A master builder or master mason is a central figure leading construction projects in pre-modern times (a combination of a modern expert carpenter, construction site supervisor, and architect / engineer).

Historically, the term has generally referred to "the head of a construction project in the Middle Ages or Renaissance period", with an 1887 source describing the status as follows:

A master builder is recognized as such, not only for his ability to rear a magnificent structure after plans prepared by the architect for his guidance, but because of his ability to comprehend those plans, and to skillfully weave together the crude materials which make up the strength, the harmony, the beauty, the stateliness of the edifice which grow in his hands from a made foundation to a magnificent habitation.

The term has also been applied to more broadly include "designers and builders of large-scale construction work who learned their trade in a more formal way than the builders of primitive forms in pre-technological societies... from the times of the Egyptians and Sumerians until (and in some cases beyond) the Industrial Revolution". The phrase has been in use since at least 1610, when William Camden wrote in his Britain, or a Chorographicall Description of the most flourishing Kingdomes, England, Scotland, and Ireland, and the Ilands adjoyning, out of the depth of Antiquitie of "those Wings in Architecture, which the great Master builders terme pteromata". Later in the same work, Camden writes:

And Peter is as sure a gate, for them to passe thereby.
This is a rocke remaining firme: a Master builder hee...

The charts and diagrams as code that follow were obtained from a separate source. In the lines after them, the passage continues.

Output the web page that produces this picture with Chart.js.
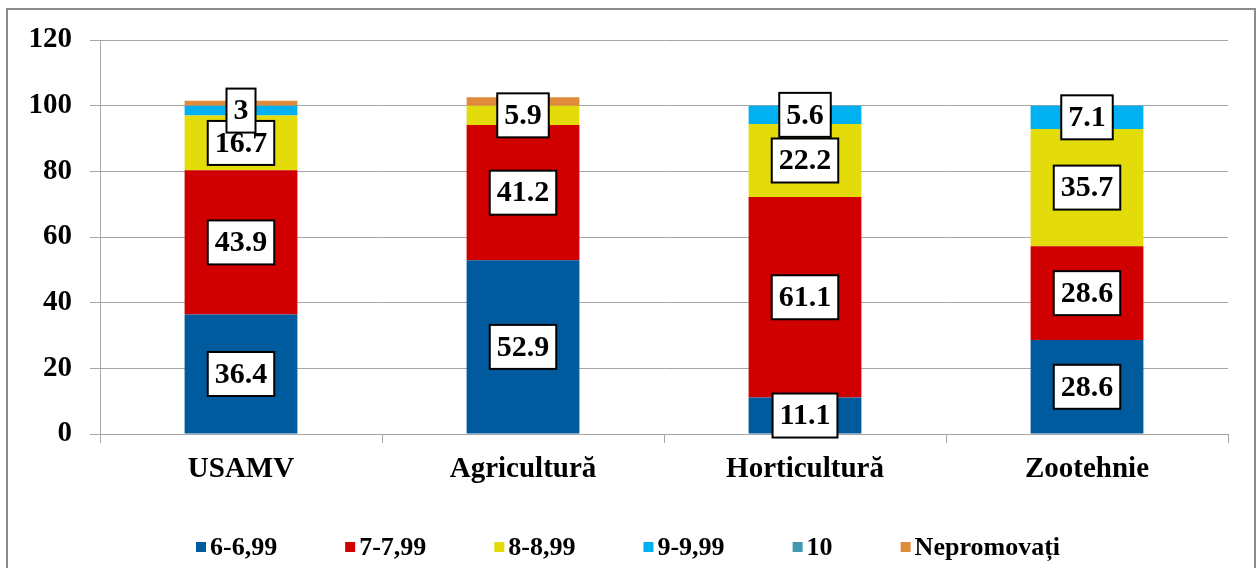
<!DOCTYPE html>
<html lang="ro">
<head>
    <meta charset="UTF-8">
    <title>Medii USAMV</title>
    <script src="https://cdn.jsdelivr.net/npm/chart.js"></script>
    <style>
        body { margin: 0; background: #fff; }
        #wrap { width: 1256px; height: 568px; }
    </style>
</head>
<body>
    <div id="wrap">
        <canvas id="gradesChart" width="1256" height="568"></canvas>
    </div>

    <script>
        const categories = ['USAMV', 'Agricultură', 'Horticultură', 'Zootehnie'];
        const seriesNames = ['6-6,99', '7-7,99', '8-8,99', '9-9,99', '10', 'Nepromovați'];
        const grade6 = [36.4, 52.9, 11.1, 28.6];
        const grade7 = [43.9, 41.2, 61.1, 28.6];
        const grade8 = [16.7, 5.9, 22.2, 35.7];
        const grade9 = [3, 0, 5.6, 7.1];
        const grade10 = [0, 0, 0, 0];
        const nepromovati = [1.5, 2.6, 0, 0];
        const yTicks = [0, 20, 40, 60, 80, 100, 120];

        const colors = ['#005A9E', '#D00000', '#E3DB0A', '#00B0F0', '#4198AF', '#E08A3C'];
        const labelled = [true, true, true, true, true, false];
        const serif = '"Liberation Serif", "Times New Roman", serif';

        const allSeries = [grade6, grade7, grade8, grade9, grade10, nepromovati];

        // white boxed value labels, like the Excel data labels
        const boxLabels = {
            id: 'boxLabels',
            afterDatasetsDraw(chart) {
                const ctx = chart.ctx;
                ctx.save();
                ctx.font = 'bold 30px ' + serif;
                ctx.textAlign = 'center';
                ctx.textBaseline = 'middle';
                chart.data.datasets.forEach((ds, i) => {
                    if (!labelled[i]) return;
                    chart.getDatasetMeta(i).data.forEach((bar, j) => {
                        const v = ds.data[j];
                        if (!v) return;
                        const text = String(v);
                        const w = ctx.measureText(text).width + 14;
                        const h = 44;
                        const cx = bar.x;
                        const cy = (bar.y + bar.base) / 2;
                        ctx.fillStyle = '#fff';
                        ctx.fillRect(cx - w / 2, cy - h / 2, w, h);
                        ctx.lineWidth = 2;
                        ctx.strokeStyle = '#000';
                        ctx.strokeRect(cx - w / 2, cy - h / 2, w, h);
                        ctx.fillStyle = '#000';
                        ctx.fillText(text, cx, cy + 1);
                    });
                });
                ctx.restore();
            }
        };

        // outer frame and bottom legend
        const frameAndLegend = {
            id: 'frameAndLegend',
            beforeDraw(chart) {
                const ctx = chart.ctx;
                ctx.save();
                ctx.strokeStyle = '#8C8C8C';
                ctx.lineWidth = 2;
                ctx.strokeRect(7, 9, chart.width - 8, chart.height + 20);
                ctx.restore();
            },
            afterDraw(chart) {
                const ctx = chart.ctx;
                ctx.save();
                ctx.font = 'bold 26px ' + serif;
                ctx.textBaseline = 'middle';
                const box = 10, gap = 4, spacing = 68;
                const widths = seriesNames.map(n => box + gap + ctx.measureText(n).width);
                const total = widths.reduce((a, b) => a + b, 0) + spacing * (widths.length - 1);
                let x = chart.width / 2 - total / 2;
                const y = 547;
                seriesNames.forEach((n, i) => {
                    ctx.fillStyle = colors[i];
                    ctx.fillRect(x, y - box / 2, box, box);
                    ctx.fillStyle = '#000';
                    ctx.fillText(n, x + box + gap, y + 1);
                    x += widths[i] + spacing;
                });
                ctx.restore();
            }
        };

        new Chart(document.getElementById('gradesChart'), {
            type: 'bar',
            data: {
                labels: categories,
                datasets: seriesNames.map((name, i) => ({
                    label: name,
                    data: allSeries[i],
                    backgroundColor: colors[i],
                    borderWidth: 0,
                    barPercentage: 0.4,
                    categoryPercentage: 1
                }))
            },
            options: {
                responsive: false,
                animation: false,
                layout: { padding: { left: 8, right: 28, top: 40, bottom: 74 } },
                scales: {
                    x: {
                        stacked: true,
                        grid: {
                            offset: true,
                            drawOnChartArea: false,
                            drawTicks: true,
                            tickLength: 9,
                            color: '#A6A6A6'
                        },
                        border: { color: '#A6A6A6' },
                        ticks: {
                            color: '#000',
                            padding: 9,
                            font: { family: serif, size: 29, weight: 'bold' }
                        },
                        afterFit(scale) { scale.height = 60; }
                    },
                    y: {
                        stacked: true,
                        min: 0,
                        max: 120,
                        afterBuildTicks(scale) { scale.ticks = yTicks.map(v => ({ value: v })); },
                        grid: { color: '#A6A6A6', tickLength: 10 },
                        border: { color: '#A6A6A6' },
                        ticks: {
                            color: '#000',
                            padding: 18,
                            font: { family: serif, size: 29, weight: 'bold' }
                        },
                        afterFit(scale) { scale.width = 92; }
                    }
                },
                plugins: {
                    legend: { display: false },
                    tooltip: { enabled: false }
                }
            },
            plugins: [frameAndLegend, boxLabels]
        });
    </script>
</body>
</html>
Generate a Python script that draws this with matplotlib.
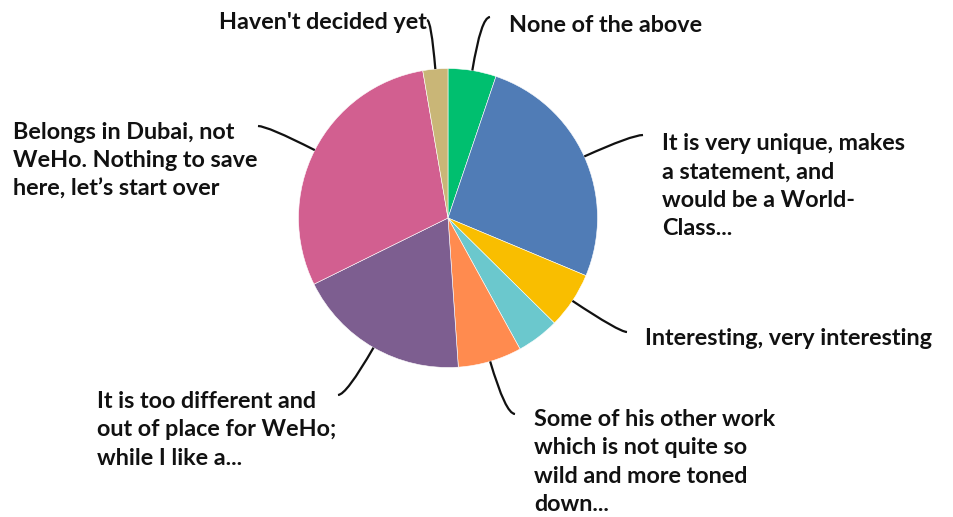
import numpy as np
import matplotlib
matplotlib.use("Agg")
import matplotlib.pyplot as plt
from matplotlib.path import Path
from matplotlib.patches import PathPatch

# share of answers, clockwise from 12 o'clock (percent)
answers = [
    "None of the above",
    "It is very unique, makes\na statement, and\nwould be a World-\nClass...",
    "Interesting, very interesting",
    "",
    "Some of his other work\nwhich is not quite so\nwild and more toned\ndown...",
    "It is too different and\nout of place for WeHo;\nwhile I like a...",
    "Belongs in Dubai, not\nWeHo. Nothing to save\nhere, let\u2019s start over",
    "Haven't decided yet",
]
shares = [5.2, 26.1, 6.1, 4.6, 6.9, 18.8, 29.6, 2.7]
colors = ["#00BF6F", "#507CB6", "#F9BE00", "#6BC8CD", "#FF8B4F",
          "#7D5E90", "#D25F90", "#C9B677"]

# label placement in pixels: (text x, text y, align, leader end x, leader end y)
label_pos = [
    (509, 25, "left", 490, 17),
    (662, 186, "left", 643, 135),
    (645, 339, "left", 627, 332),
    None,
    (534, 462, "left", 515, 414),
    (97, 430, "left", 338, 395),
    (13, 161, "left", 258, 126),
    (427, 22, "right", 427, 20),
]

W, H = 954, 517
CX, CY, R = 448, 218, 149.5

plt.rcParams["font.family"] = ["Lato", "DejaVu Sans"]

fig = plt.figure(figsize=(W / 100, H / 100), dpi=100)
ax = fig.add_axes([0, 0, 1, 1])

# y axis points down, so counterclock=True with start at 270 draws clockwise from top
wedges, _ = ax.pie(shares, colors=colors, startangle=270, counterclock=True,
                   center=(CX, CY), radius=R, frame=True,
                   wedgeprops=dict(edgecolor="white", linewidth=0.4))
ax.set_xlim(0, W)
ax.set_ylim(H, 0)
ax.set_aspect("equal")
ax.axis("off")

for w, txt, pos in zip(wedges, answers, label_pos):
    if pos is None:
        continue
    tx, ty, ha, ex, ey = pos
    mid = np.deg2rad((w.theta1 + w.theta2) / 2)
    dx, dy = np.cos(mid), np.sin(mid)
    sx, sy = CX + R * dx, CY + R * dy
    t = (ey - sy) / dy
    ctrl = (sx + t * dx, ey)
    path = Path([(sx, sy), ctrl, (ex, ey)], [Path.MOVETO, Path.CURVE3, Path.CURVE3])
    ax.add_patch(PathPatch(path, fill=False, lw=1.6, color="#111111"))
    ax.text(tx, ty, txt, ha=ha, va="center", fontsize=16.8, fontweight="bold",
            color="#111111", linespacing=1.42)

fig.savefig("out.png", dpi=100)
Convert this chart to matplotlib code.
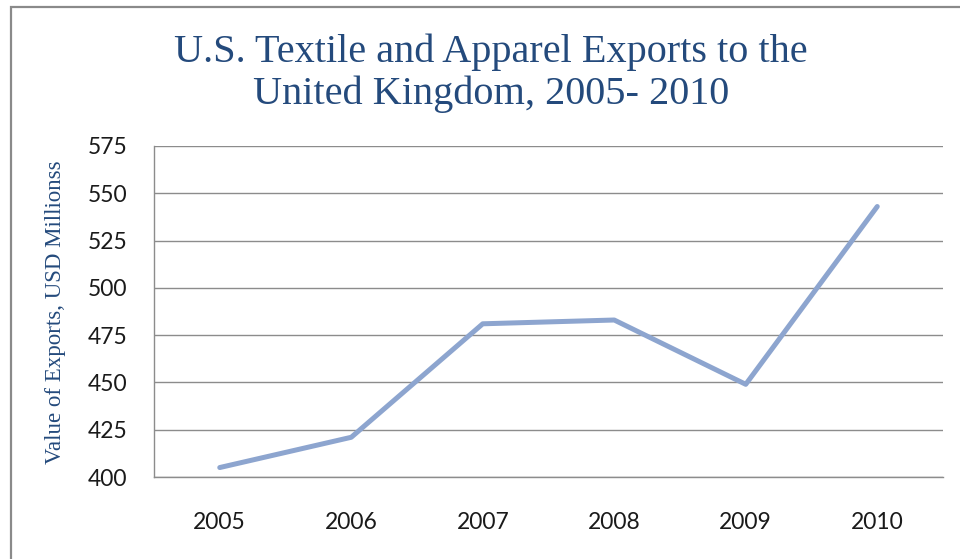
import matplotlib
matplotlib.use("Agg")
import matplotlib.pyplot as plt
from matplotlib.patches import Rectangle

years = ["2005", "2006", "2007", "2008", "2009", "2010"]
exports = [405, 421, 481, 483, 449, 543]
y_ticks = [400, 425, 450, 475, 500, 525, 550, 575]
title_lines = ["U.S. Textile and Apparel Exports to the", "United Kingdom, 2005- 2010"]

TITLE_BLUE = "#244A7C"
LINE_BLUE = "#8DA5CF"
GRID_GRAY = "#8C8C8C"

W, H = 960, 559
fig = plt.figure(figsize=(W / 100, H / 100), dpi=100)
fig.patch.set_facecolor("white")

# outer chart frame (cut off at right and bottom like the source)
fig.patches.append(Rectangle((11 / W, -0.05), 1.2, 1 - 7 / H + 0.05,
                             transform=fig.transFigure, fill=False,
                             edgecolor="#8A8A8A", linewidth=1.6))

ax = fig.add_axes([154 / W, 1 - 477 / H, (943 - 154) / W, (477 - 146) / H])
x = list(range(len(years)))
ax.plot(x, exports, color=LINE_BLUE, linewidth=3.6, solid_capstyle="round",
        solid_joinstyle="round", zorder=3)

ax.set_xlim(-0.5, len(years) - 0.5)
ax.set_ylim(400, 575)
ax.set_yticks(y_ticks)
ax.set_xticks(x)
ax.set_xticklabels(years)
ax.yaxis.grid(True, color=GRID_GRAY, linewidth=1.0)
ax.set_axisbelow(True)
for side in ("top", "right"):
    ax.spines[side].set_visible(False)
for side in ("left", "bottom"):
    ax.spines[side].set_color(GRID_GRAY)
    ax.spines[side].set_linewidth(1.0)
ax.tick_params(axis="both", length=0, labelsize=16.5, labelcolor="#1a1a1a")
ax.tick_params(axis="y", pad=19)
ax.tick_params(axis="x", pad=25)
for lab in ax.get_xticklabels() + ax.get_yticklabels():
    lab.set_family("Lato")

# title, one text per line so the baselines sit where the source has them
for line, base in zip(title_lines, [62, 104]):
    fig.text(491 / W, 1 - base / H, line, ha="center", va="baseline",
             color=TITLE_BLUE, fontsize=29, family="Liberation Serif")
fig.text(56 / W, 1 - 312 / H, "Value of Exports, USD Millionss",
         rotation=90, ha="center", va="center", color=TITLE_BLUE,
         fontsize=16.5, family="Liberation Serif")

fig.savefig("out.png", dpi=100)
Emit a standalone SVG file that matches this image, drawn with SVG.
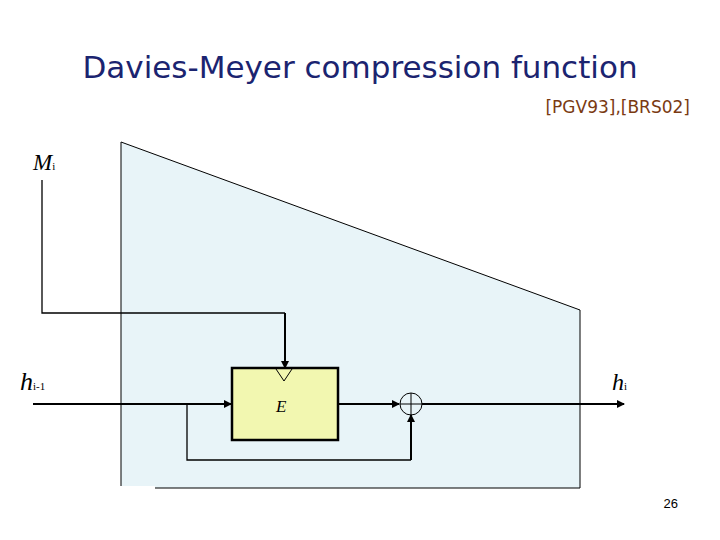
<svg xmlns="http://www.w3.org/2000/svg" width="720" height="540" viewBox="0 0 720 540">
<defs>
<style>
.ln{stroke:#000;stroke-width:2;fill:none}
.it{font-family:"Liberation Serif",serif;font-style:italic;fill:#000}
</style>
<marker id="ah" markerWidth="8" markerHeight="8" refX="7" refY="4" orient="auto" markerUnits="userSpaceOnUse"><path d="M0,0 L8,4 L0,8 z" fill="#000"/></marker>
</defs>
<rect width="720" height="540" fill="#fff"/>
<text x="360" y="78" text-anchor="middle" font-family="'DejaVu Sans',sans-serif" font-size="31" fill="#1b2470">Davies-Meyer compression function</text>
<text x="690" y="113" text-anchor="end" font-family="'DejaVu Sans',sans-serif" font-size="17" fill="#7a3a12">[PGV93],[BRS02]</text>
<g id="region"><polygon points="121,142 580,310 580,488 121,488" fill="#e8f4f8" stroke="#000" stroke-width="1"/><rect x="115" y="486" width="40" height="6" fill="#fff"/><rect x="115" y="470" width="5" height="22" fill="#fff"/></g>
<g id="connectors">
<polyline class="ln" style="stroke-width:1.3" points="42,180 42,313 285,313"/>
<line class="ln" x1="285" y1="313" x2="285" y2="368" marker-end="url(#ah)"/>
<line class="ln" x1="33" y1="404" x2="231" y2="404" marker-end="url(#ah)"/>
<polyline class="ln" style="stroke-width:1.3" points="187,404 187,460 411,460"/>
<line class="ln" x1="411" y1="460" x2="411" y2="415" marker-end="url(#ah)"/>
<line class="ln" x1="338" y1="404" x2="399" y2="404" marker-end="url(#ah)"/>
<line class="ln" x1="422" y1="404" x2="624" y2="404" marker-end="url(#ah)"/>
</g>
<g id="E"><rect x="232" y="368" width="106" height="72" fill="#f2f7b0" stroke="#000" stroke-width="2.5"/><polyline points="276,369 284,381 292,369" fill="none" stroke="#000" stroke-width="1"/><text class="it" x="276" y="412" font-size="17">E</text></g>
<g id="xor"><circle cx="411" cy="404" r="11" fill="none" stroke="#000" stroke-width="1"/><line x1="400" y1="404" x2="422" y2="404" stroke="#000"/><line x1="411" y1="393" x2="411" y2="415" stroke="#000"/></g>
<g id="labels">
<text class="it" x="33" y="170" font-size="23">M<tspan font-size="11" font-style="normal">i</tspan></text>
<text class="it" x="20" y="390" font-size="26">h<tspan font-size="11" font-style="normal">i-1</tspan></text>
<text class="it" x="612" y="390" font-size="24">h<tspan font-size="11" font-style="normal">i</tspan></text>
</g>
<text x="678" y="508" text-anchor="end" font-family="'Liberation Sans',sans-serif" font-size="13">26</text>
</svg>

Like other trades, master builders were initially trained through lengthy apprenticeships to persons already having that status, often beginning in boyhood, and the "secrets of the Master Builders were often jealously guarded, and treated as sacred knowledge". A 1926 source stated:

To become a Master Builder an architect must not only be possessed of the theoretical knowledge of engineering and a knowledge of the details of building construction, but he must become the devisor of methods of construction.